The background score works overtime, with nearly every scene drenched in music. The cast performs competently — though most are operating comfortably within familiar territory.
O Romeo then has three hours of razors, romance, and slow-motion shootouts — stylish, yes, but substance? Not so much.
Magar Much Trouble in the Pool
Film: Tu Yaa Main
Cast: Adarsh Gaurav,
Shanaya Kapoor
Directed by: Bejoy Nambiar
Duration: 2 hours 25 minutes
Rating: * *1 / 2
Inspired by Ping Lumpraploeng’s Thai film The Pool (2018), Tu Yaa Main shifts between Mumbai and a 20-foot-deep swimming pool somewhere along the Goa–Mumbai highway. The story of a couple trapped in an empty pool with a crocodile for company offers a solid premise for a survival thriller.
As is often the case, the original is crisp and to the point, while the remake carries additional baggage. The Thai film ran for 90 minutes; this one stretches nearly an hour longer. The crocodile, meanwhile, takes its own sweet time before claiming centre stage.
The first half is devoted to romance; the second to the reptile. Maruti, aka Flow (Adarsh Gaurav), hails from Nalasopara and is a rapper from a modest background with dreams of making it big. His immediate aspiration, very Gen Z, is to gain more social media followers. At the other end of the spectrum is Avani, aka Ms. Vanity (Shanaya Kapoor), who boasts over 20 million followers and lives in a home with a private pool. Flow performs at an event where he meets Avani; they collaborate, and a romance blossoms — much to the disapproval of her manager, sister, and brother-in-law, who are overly concerned about the class divide. After all, he is a gully boy.
Considerable time is spent exploring the ups and downs of their relationship — mostly ups, until Avani discovers that her life is about to change. They decide to take a break and head to Goa on a motorbike trip. When the bike breaks down, a kind inspector (Shrikant Yadav) escorts them to a highway resort that happens to have the aforementioned deep pool.
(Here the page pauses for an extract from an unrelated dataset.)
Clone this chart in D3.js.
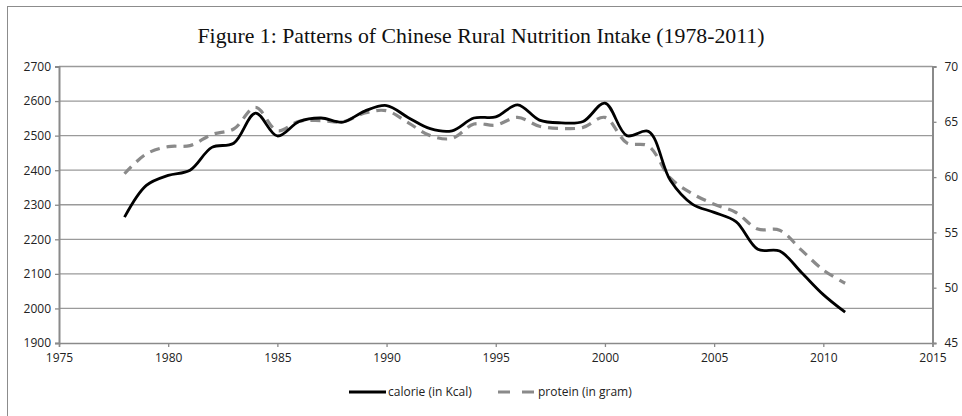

Earlier, we see the reptile make a brief appearance — a nod to deforestation and unchecked construction driving wildlife from its natural habitat. In this case, it finds its way into the resort pool just as the water is drained, leaving the couple stranded inside. Strangely, the resort appears deserted except for a lone caretaker armed with an impressively waterproof mobile phone — though not impressive enough to save him once the crocodile strikes.
As the couple battles the crocodile, the cracks in their relationship surface, with each blaming the other for their predicament. After spending so long establishing the premise, the film cannot wrap things up quickly; subduing the crocodile takes considerable time — ‘magar tum na hote’. Once we are finally in the pool, there is genuine tension and entertainment, but getting there requires patience as the rich-girl-poor-boy romance unfolds at length.
Some silliness and clumsiness from the characters is expected to prolong the survival drama, and that’s acceptable — as long as the story itself doesn’t feel as stuck, like the protagonists.
Nambiar’s fondness for music is evident. In Shaitaan (2011), he staged a shootout to ‘Khoya Khoya Chand’. Here, the soundtrack features rehashed versions of Udit Narayan’s ‘Tum Hi Hamari Ho Manzil My Love’ from Yaara Dildara (1991) and Kishore Kumar’s delightful ‘Chori Chori Yun Jab’ from Paap Ki Duniya (1988).
Adarsh Gaurav slips comfortably into his role — whether rapping or confronting a crocodile, he remains at ease. The chemistry he shares with Shanaya Kapoor is a definite plus.
For those willing to wade through the slow build, this is a quirky survival thriller with a dash of modern-day romance.